(EXERCISE INSTRUCTIONS) Repeat the material below exactly, with no pictures.

## Start

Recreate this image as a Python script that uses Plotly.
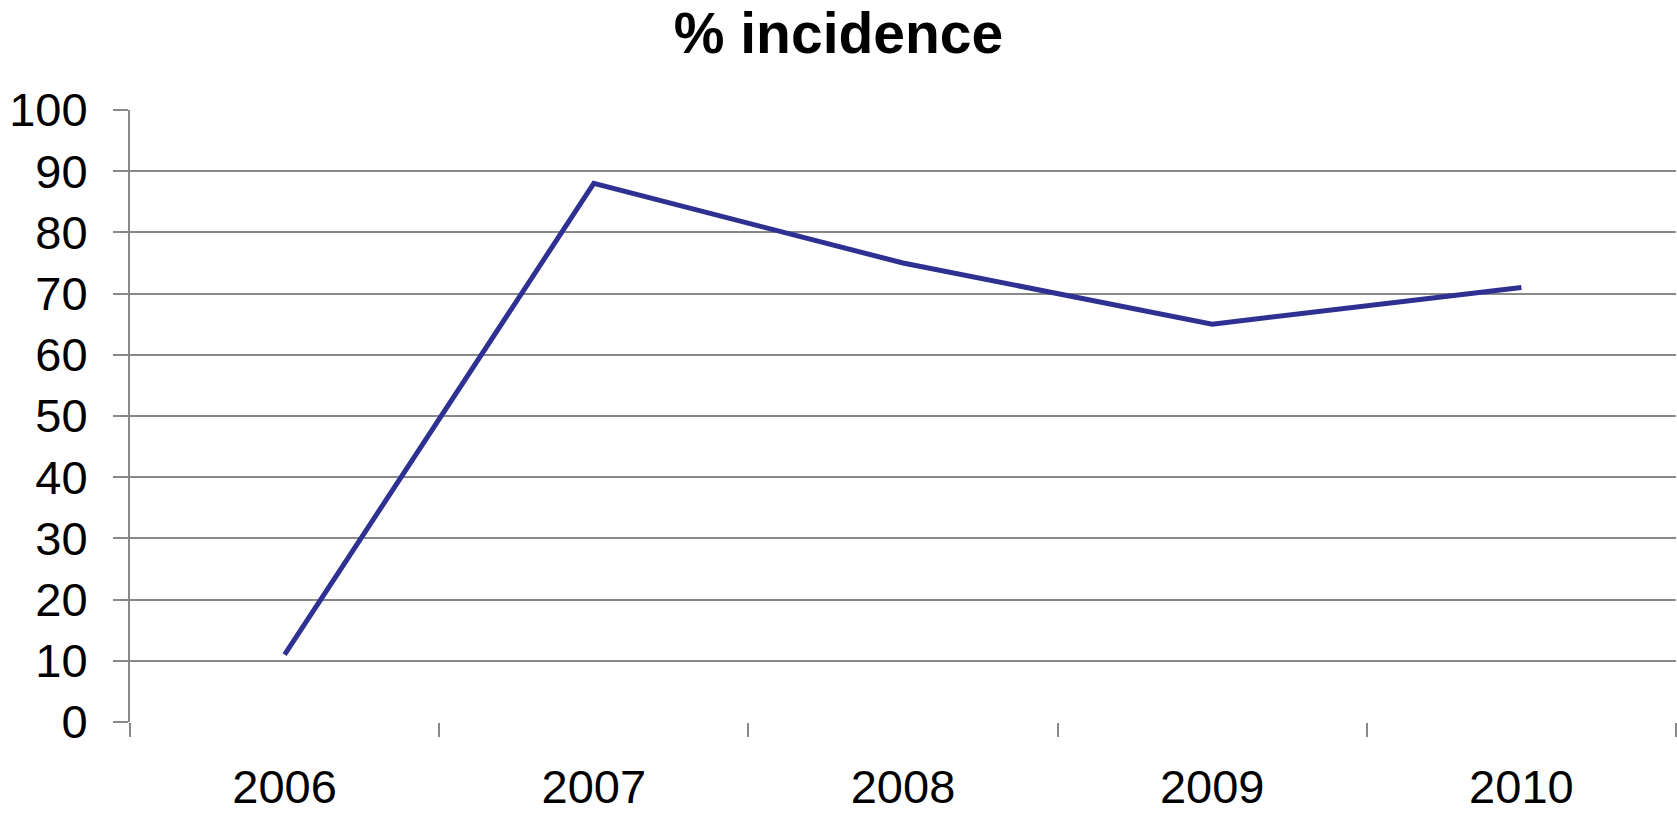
import plotly.graph_objects as go

years = ["2006", "2007", "2008", "2009", "2010"]
incidence = [11, 88, 75, 65, 71]
y_ticks = [0, 10, 20, 30, 40, 50, 60, 70, 80, 90, 100]

fig = go.Figure()
fig.add_trace(go.Scatter(
    x=years, y=incidence, mode="lines",
    line=dict(color="#2E3192", width=5),
    showlegend=False,
))

fig.update_layout(
    width=1677, height=814,
    paper_bgcolor="white", plot_bgcolor="white",
    margin=dict(l=130, r=1, t=110, b=92, autoexpand=False),
    font=dict(family="Liberation Sans, Arial, sans-serif", color="black"),
    title=dict(text="<b>% incidence</b>", x=0.5, xanchor="center",
               y=1 - 53 / 814, yanchor="bottom",
               font=dict(size=57, family="Liberation Sans, Arial, sans-serif")),
)
fig.update_xaxes(
    type="category", range=[-0.5, 4.5], automargin=False,
    showgrid=False, showline=False, zeroline=False,
    ticks="outside", tickson="boundaries", ticklen=14, tickwidth=2, tickcolor="#888888",
    tickfont=dict(size=47), ticklabelstandoff=33,
)
fig.update_yaxes(
    range=[0, 100], tickvals=y_ticks, automargin=False,
    showgrid=True, gridcolor="#888888", gridwidth=2,
    showline=True, linecolor="#888888", linewidth=2,
    zeroline=False,
    ticks="outside", ticklen=15, tickwidth=2, tickcolor="#888888",
    tickfont=dict(size=47), ticklabelstandoff=16,
)

fig.write_html(
    "out.html",
    config={"displayModeBar": False},
    post_script="document.body.style.margin='0';document.body.style.overflow='hidden';",
)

## End

(ANSWER TO THE PROBLEM)
Recreate this image as a Python script that uses Plotly.
import plotly.graph_objects as go

years = ["2006", "2007", "2008", "2009", "2010"]
incidence = [11, 88, 75, 65, 71]
y_ticks = [0, 10, 20, 30, 40, 50, 60, 70, 80, 90, 100]

fig = go.Figure()
fig.add_trace(go.Scatter(
    x=years, y=incidence, mode="lines",
    line=dict(color="#2E3192", width=5),
    showlegend=False,
))

fig.update_layout(
    width=1677, height=814,
    paper_bgcolor="white", plot_bgcolor="white",
    margin=dict(l=130, r=1, t=110, b=92, autoexpand=False),
    font=dict(family="Liberation Sans, Arial, sans-serif", color="black"),
    title=dict(text="<b>% incidence</b>", x=0.5, xanchor="center",
               y=1 - 53 / 814, yanchor="bottom",
               font=dict(size=57, family="Liberation Sans, Arial, sans-serif")),
)
fig.update_xaxes(
    type="category", range=[-0.5, 4.5], automargin=False,
    showgrid=False, showline=False, zeroline=False,
    ticks="outside", tickson="boundaries", ticklen=14, tickwidth=2, tickcolor="#888888",
    tickfont=dict(size=47), ticklabelstandoff=33,
)
fig.update_yaxes(
    range=[0, 100], tickvals=y_ticks, automargin=False,
    showgrid=True, gridcolor="#888888", gridwidth=2,
    showline=True, linecolor="#888888", linewidth=2,
    zeroline=False,
    ticks="outside", ticklen=15, tickwidth=2, tickcolor="#888888",
    tickfont=dict(size=47), ticklabelstandoff=16,
)

fig.write_html(
    "out.html",
    config={"displayModeBar": False},
    post_script="document.body.style.margin='0';document.body.style.overflow='hidden';",
)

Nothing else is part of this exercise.